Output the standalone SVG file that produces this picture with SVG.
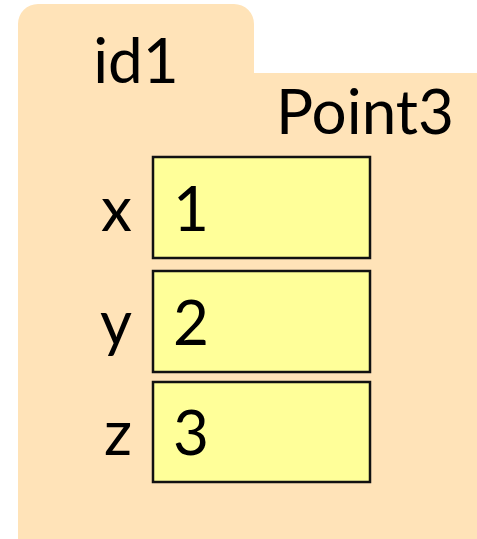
<svg xmlns="http://www.w3.org/2000/svg" width="477" height="539" viewBox="0 0 477 539">
<style>
text{font-family:Lato,"Noto Sans",sans-serif;font-size:62px;fill:#000}
.box{fill:#FFFF99;stroke:#111;stroke-width:2.5}
.lbl{text-anchor:end}
</style>
<rect width="477" height="539" fill="#fff"/>
<g id="obj">
<path d="M18,539 V24 A20,20 0 0 1 38,4 H234 A20,20 0 0 1 254,24 V73 H477 V539 Z" fill="#FFE3B8"/>
<text x="136" y="83" text-anchor="middle">id1</text>
<text x="454" y="134" text-anchor="end">Point3</text>
</g>
<g id="field-x">
<rect class="box" x="153" y="157" width="217" height="101"/>
<text class="lbl" x="132" y="231">x</text>
<text x="173" y="231">1</text>
</g>
<g id="field-y">
<rect class="box" x="153" y="271" width="217" height="101"/>
<text class="lbl" x="132" y="345">y</text>
<text x="173" y="345">2</text>
</g>
<g id="field-z">
<rect class="box" x="153" y="382" width="217" height="100"/>
<text class="lbl" x="132" y="455">z</text>
<text x="173" y="455">3</text>
</g>
<g id="connectors"/>
</svg>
————
> [WHAT YOU HAVE TO DO]: Give the data above again in full and unchanged, skipping the pictures.

> [RESULT]:
Output the standalone SVG file that produces this picture with SVG.
<svg xmlns="http://www.w3.org/2000/svg" width="477" height="539" viewBox="0 0 477 539">
<style>
text{font-family:Lato,"Noto Sans",sans-serif;font-size:62px;fill:#000}
.box{fill:#FFFF99;stroke:#111;stroke-width:2.5}
.lbl{text-anchor:end}
</style>
<rect width="477" height="539" fill="#fff"/>
<g id="obj">
<path d="M18,539 V24 A20,20 0 0 1 38,4 H234 A20,20 0 0 1 254,24 V73 H477 V539 Z" fill="#FFE3B8"/>
<text x="136" y="83" text-anchor="middle">id1</text>
<text x="454" y="134" text-anchor="end">Point3</text>
</g>
<g id="field-x">
<rect class="box" x="153" y="157" width="217" height="101"/>
<text class="lbl" x="132" y="231">x</text>
<text x="173" y="231">1</text>
</g>
<g id="field-y">
<rect class="box" x="153" y="271" width="217" height="101"/>
<text class="lbl" x="132" y="345">y</text>
<text x="173" y="345">2</text>
</g>
<g id="field-z">
<rect class="box" x="153" y="382" width="217" height="100"/>
<text class="lbl" x="132" y="455">z</text>
<text x="173" y="455">3</text>
</g>
<g id="connectors"/>
</svg>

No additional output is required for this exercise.